Photovoltaic Retinal Prosthesis for Restoring Sight to the Blind
Article Added 12 years ago
Blindness is one of the most devastating consequences of disease. We develop electronic retinal prosthesis for restoration of sight to patients suffering from degenerative retinal diseases such as Retinitis Pigmentosa and Age-Related Macular Degeneration. In these conditions the photoreceptor cells slowly degenerate, leading to blindness. However, many of the inner retinal neurons that transmit signals from the photoreceptors to the brain are preserved to a large extent for a prolonged period of time.
Electrical stimulation of the remaining retinal neurons can produce phosphenes - perception of light, and the first retinal implants involving a small number of electrodes (16 to 60) yielded encouraging results in patients with retinal degeneration.
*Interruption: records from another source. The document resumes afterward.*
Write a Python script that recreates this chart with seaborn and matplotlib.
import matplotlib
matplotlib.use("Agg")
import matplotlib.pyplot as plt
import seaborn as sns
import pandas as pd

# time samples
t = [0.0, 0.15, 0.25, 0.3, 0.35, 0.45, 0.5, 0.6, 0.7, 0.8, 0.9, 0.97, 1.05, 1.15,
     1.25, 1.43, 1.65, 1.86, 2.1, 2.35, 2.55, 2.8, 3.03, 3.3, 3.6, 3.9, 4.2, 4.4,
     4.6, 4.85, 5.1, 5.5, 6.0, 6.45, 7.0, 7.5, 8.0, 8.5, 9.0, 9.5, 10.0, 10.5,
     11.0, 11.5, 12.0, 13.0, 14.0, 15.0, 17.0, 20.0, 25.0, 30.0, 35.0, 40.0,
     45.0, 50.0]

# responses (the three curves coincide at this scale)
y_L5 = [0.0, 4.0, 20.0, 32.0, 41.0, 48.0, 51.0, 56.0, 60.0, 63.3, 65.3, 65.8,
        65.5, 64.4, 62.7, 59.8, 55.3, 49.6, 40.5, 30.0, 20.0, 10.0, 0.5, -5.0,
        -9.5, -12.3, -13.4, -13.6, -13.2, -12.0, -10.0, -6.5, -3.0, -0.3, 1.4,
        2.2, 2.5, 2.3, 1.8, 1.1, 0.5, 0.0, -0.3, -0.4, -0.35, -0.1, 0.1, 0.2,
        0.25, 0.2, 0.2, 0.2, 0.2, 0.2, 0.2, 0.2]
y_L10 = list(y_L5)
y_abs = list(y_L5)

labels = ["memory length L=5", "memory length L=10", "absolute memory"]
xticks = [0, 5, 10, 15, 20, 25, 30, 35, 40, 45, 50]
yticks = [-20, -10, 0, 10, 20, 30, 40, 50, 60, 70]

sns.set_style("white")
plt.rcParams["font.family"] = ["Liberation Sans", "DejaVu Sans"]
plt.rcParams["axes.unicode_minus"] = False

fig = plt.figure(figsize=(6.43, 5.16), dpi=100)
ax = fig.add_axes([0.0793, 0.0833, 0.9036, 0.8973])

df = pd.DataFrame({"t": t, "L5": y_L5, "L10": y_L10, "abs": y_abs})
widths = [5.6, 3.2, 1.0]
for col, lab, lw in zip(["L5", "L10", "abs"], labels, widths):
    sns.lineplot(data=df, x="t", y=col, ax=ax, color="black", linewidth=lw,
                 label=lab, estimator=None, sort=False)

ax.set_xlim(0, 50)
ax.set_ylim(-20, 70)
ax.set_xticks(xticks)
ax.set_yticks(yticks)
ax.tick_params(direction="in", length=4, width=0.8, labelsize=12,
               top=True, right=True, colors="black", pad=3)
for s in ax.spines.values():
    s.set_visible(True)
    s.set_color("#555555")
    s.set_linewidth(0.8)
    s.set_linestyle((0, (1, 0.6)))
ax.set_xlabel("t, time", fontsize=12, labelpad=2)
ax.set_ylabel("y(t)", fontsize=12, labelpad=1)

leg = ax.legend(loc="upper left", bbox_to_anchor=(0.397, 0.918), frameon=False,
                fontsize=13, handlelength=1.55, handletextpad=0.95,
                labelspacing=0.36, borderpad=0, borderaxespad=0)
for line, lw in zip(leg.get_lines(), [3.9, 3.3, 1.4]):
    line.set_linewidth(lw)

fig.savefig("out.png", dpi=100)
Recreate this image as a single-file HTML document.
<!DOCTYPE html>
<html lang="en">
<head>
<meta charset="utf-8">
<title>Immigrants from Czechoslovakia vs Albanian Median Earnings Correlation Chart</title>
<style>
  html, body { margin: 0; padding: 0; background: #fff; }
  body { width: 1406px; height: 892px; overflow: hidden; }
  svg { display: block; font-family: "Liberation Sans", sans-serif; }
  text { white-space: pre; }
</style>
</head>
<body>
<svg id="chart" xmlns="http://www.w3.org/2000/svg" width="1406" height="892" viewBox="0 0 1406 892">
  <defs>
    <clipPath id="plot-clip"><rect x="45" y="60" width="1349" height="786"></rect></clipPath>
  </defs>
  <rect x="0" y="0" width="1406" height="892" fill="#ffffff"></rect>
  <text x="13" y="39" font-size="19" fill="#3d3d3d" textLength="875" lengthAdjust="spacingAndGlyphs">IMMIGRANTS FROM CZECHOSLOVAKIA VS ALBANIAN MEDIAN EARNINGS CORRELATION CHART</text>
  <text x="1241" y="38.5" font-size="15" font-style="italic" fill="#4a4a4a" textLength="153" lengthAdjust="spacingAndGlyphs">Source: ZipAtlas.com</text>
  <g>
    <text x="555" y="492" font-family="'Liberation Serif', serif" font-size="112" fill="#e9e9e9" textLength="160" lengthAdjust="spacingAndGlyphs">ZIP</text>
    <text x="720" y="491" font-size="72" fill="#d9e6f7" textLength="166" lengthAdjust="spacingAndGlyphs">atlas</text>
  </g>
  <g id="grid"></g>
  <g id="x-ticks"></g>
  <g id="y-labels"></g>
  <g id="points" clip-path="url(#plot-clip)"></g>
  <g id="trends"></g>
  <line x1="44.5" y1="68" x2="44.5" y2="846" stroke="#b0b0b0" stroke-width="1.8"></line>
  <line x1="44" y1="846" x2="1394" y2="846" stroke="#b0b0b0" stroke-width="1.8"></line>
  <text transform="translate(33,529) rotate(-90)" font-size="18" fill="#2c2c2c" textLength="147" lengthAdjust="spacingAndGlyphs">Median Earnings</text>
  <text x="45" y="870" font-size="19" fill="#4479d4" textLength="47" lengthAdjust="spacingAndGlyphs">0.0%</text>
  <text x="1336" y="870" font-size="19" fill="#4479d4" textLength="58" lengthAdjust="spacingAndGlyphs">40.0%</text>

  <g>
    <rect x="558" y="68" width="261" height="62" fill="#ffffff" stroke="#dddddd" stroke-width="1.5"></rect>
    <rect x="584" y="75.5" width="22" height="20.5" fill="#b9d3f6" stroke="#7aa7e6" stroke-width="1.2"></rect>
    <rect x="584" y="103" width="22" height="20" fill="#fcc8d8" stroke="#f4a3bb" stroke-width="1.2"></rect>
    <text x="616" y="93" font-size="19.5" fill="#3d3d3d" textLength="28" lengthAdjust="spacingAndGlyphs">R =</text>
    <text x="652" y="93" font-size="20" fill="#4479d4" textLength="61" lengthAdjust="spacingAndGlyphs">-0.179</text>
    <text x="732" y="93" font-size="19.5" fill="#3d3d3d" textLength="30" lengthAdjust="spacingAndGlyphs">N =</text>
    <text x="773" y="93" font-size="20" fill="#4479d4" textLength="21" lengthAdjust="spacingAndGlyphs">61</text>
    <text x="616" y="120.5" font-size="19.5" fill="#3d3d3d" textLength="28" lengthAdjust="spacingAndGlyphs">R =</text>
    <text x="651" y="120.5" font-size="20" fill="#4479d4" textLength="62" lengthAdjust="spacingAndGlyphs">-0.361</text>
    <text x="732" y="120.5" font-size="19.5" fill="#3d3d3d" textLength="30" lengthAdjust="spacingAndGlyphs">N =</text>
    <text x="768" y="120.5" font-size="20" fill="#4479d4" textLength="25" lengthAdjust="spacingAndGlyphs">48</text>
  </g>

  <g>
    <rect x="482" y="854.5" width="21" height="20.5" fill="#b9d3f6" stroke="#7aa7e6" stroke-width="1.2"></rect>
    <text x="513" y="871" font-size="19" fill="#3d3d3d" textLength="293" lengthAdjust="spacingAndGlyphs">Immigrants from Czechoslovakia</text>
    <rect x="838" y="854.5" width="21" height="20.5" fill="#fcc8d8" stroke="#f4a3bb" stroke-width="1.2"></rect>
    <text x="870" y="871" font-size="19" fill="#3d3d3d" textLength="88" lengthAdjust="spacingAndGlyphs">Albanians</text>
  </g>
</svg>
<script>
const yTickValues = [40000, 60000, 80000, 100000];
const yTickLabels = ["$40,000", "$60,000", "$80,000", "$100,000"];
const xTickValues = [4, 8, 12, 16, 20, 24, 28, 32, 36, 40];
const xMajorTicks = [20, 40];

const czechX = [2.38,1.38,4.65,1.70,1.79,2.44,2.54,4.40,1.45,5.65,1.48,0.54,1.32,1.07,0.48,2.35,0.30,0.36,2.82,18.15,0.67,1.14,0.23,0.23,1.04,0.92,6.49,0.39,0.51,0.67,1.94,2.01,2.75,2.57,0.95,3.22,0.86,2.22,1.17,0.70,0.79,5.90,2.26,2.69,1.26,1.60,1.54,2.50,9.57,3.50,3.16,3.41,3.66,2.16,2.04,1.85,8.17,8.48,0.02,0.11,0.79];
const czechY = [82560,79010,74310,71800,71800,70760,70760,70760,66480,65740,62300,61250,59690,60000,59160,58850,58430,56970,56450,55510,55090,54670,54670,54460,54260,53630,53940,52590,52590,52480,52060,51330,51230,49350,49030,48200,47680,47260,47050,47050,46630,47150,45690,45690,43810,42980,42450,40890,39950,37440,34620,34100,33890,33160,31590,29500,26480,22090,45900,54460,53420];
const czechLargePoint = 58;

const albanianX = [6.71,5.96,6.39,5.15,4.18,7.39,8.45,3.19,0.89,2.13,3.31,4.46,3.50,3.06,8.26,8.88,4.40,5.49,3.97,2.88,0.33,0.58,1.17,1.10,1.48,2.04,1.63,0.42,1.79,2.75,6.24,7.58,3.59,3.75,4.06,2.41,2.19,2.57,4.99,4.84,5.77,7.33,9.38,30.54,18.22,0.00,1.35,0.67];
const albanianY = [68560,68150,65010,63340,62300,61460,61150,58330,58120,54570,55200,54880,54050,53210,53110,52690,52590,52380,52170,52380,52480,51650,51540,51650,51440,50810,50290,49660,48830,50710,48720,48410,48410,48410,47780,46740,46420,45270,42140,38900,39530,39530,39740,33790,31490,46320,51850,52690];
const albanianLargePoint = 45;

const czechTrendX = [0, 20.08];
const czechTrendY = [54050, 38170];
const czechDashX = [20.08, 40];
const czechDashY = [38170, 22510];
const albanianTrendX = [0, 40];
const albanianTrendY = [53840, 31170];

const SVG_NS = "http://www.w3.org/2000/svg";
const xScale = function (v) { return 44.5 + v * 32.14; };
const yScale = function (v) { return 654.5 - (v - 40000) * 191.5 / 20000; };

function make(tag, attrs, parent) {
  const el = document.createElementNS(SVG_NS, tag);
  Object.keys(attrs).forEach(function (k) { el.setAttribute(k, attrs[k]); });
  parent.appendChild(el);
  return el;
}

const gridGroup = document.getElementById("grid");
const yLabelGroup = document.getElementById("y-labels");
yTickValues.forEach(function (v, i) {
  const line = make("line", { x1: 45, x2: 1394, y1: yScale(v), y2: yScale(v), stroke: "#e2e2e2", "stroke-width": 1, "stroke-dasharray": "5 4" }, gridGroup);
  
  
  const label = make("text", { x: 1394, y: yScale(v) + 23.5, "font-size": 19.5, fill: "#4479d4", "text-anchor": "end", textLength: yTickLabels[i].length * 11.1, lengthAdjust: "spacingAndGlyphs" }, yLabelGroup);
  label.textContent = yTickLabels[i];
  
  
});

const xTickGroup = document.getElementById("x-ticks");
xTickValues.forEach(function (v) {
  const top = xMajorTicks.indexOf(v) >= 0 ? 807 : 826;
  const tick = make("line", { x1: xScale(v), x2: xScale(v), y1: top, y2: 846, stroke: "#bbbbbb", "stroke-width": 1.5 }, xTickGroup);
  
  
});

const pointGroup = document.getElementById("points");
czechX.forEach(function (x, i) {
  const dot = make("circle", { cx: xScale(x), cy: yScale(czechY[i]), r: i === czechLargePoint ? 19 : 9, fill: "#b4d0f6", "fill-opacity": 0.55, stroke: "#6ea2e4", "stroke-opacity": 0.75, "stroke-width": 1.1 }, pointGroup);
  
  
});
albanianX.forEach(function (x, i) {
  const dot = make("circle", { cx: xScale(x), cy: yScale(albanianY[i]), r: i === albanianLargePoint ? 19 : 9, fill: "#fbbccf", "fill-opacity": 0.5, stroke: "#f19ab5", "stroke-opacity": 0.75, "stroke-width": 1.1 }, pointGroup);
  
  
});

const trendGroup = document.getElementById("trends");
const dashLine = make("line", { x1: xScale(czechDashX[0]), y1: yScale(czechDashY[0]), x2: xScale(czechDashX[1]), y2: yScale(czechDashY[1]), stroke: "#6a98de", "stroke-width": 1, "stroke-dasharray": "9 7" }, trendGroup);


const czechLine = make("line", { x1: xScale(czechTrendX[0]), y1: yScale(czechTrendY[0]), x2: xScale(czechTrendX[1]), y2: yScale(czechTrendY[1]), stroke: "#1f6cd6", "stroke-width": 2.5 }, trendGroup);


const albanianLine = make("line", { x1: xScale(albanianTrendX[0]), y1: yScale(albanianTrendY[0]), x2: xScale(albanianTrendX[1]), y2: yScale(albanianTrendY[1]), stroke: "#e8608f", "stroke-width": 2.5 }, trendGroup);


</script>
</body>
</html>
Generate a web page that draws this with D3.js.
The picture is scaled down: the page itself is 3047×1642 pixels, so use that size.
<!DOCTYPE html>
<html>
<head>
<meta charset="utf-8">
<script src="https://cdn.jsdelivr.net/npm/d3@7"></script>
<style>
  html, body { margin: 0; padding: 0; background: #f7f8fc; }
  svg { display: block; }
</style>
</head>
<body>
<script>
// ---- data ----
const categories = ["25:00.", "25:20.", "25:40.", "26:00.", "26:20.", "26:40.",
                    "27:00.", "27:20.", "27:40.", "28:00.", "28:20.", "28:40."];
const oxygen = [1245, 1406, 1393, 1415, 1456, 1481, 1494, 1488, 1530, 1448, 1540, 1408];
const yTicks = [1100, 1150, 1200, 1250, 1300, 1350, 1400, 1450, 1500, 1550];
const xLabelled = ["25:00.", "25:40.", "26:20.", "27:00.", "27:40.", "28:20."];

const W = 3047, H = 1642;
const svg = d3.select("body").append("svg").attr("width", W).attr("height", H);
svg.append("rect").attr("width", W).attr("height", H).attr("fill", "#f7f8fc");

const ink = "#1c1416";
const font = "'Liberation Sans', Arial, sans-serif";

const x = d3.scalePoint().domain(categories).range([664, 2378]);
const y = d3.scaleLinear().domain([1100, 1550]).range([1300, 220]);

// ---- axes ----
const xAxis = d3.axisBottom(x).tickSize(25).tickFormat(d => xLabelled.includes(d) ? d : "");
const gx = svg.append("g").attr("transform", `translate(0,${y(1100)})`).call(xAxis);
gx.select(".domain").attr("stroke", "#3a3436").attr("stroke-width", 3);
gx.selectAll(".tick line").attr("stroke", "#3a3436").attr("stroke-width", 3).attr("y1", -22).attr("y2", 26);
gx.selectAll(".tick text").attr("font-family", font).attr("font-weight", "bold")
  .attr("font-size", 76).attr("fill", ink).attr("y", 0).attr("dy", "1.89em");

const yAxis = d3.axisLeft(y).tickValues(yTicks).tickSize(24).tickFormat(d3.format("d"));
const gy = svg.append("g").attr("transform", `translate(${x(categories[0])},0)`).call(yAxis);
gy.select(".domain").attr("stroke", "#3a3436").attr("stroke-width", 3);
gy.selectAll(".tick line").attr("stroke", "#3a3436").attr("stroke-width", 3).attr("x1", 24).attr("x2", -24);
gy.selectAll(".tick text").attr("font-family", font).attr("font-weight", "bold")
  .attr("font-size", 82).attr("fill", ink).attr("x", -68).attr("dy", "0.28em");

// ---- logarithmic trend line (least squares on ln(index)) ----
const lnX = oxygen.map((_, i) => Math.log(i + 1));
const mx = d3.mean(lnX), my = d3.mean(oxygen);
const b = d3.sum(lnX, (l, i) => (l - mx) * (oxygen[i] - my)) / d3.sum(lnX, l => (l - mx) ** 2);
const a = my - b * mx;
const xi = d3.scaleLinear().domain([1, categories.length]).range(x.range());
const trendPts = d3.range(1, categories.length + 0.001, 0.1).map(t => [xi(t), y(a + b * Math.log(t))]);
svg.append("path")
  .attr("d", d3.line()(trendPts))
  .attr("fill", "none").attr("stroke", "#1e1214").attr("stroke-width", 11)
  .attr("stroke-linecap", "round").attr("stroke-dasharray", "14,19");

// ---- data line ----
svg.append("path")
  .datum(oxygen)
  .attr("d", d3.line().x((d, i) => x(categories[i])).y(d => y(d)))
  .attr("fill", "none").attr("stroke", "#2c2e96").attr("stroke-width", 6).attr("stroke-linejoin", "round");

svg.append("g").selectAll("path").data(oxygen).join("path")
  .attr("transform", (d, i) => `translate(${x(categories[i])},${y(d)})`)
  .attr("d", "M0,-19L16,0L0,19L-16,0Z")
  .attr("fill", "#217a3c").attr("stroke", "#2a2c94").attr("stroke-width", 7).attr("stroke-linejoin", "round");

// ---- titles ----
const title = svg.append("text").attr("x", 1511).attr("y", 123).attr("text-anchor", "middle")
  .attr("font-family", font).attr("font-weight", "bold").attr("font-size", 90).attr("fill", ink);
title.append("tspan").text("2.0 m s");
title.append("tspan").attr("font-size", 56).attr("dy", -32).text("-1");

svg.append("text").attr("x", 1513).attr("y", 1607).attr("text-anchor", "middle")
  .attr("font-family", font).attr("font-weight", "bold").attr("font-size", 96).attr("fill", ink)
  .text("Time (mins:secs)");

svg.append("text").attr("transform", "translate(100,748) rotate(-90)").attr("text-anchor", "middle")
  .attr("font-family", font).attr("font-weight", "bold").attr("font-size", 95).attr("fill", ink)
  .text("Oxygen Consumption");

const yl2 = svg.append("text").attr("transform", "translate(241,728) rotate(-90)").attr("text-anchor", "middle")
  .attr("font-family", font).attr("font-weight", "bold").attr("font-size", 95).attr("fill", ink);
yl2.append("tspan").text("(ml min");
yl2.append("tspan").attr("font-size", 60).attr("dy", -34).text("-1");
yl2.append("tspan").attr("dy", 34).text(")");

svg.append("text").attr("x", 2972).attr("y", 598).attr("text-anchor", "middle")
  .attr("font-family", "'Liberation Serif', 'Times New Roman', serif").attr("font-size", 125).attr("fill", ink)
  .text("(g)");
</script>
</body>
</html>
However, thousands of pixels are likely to be required for functional restoration of sight, such as reading and face recognition.
Development of a high resolution retinal prosthesis faces multiple engineering and biological challenges, such as delivery of information to thousands of pixels at video rate, placement of the electrodes in close proximity to the target cells, avoidance of fibrotic encapsulation of the implant, signal processing that compensates for the partial loss of the retinal neural network, and many others.
Due to highly interdisciplinary nature of this project our group includes specialists from four departments at Stanford: Ophthalmology, Hansen Experimental Physics Lab, Electrical Engineering, and Neurobiology.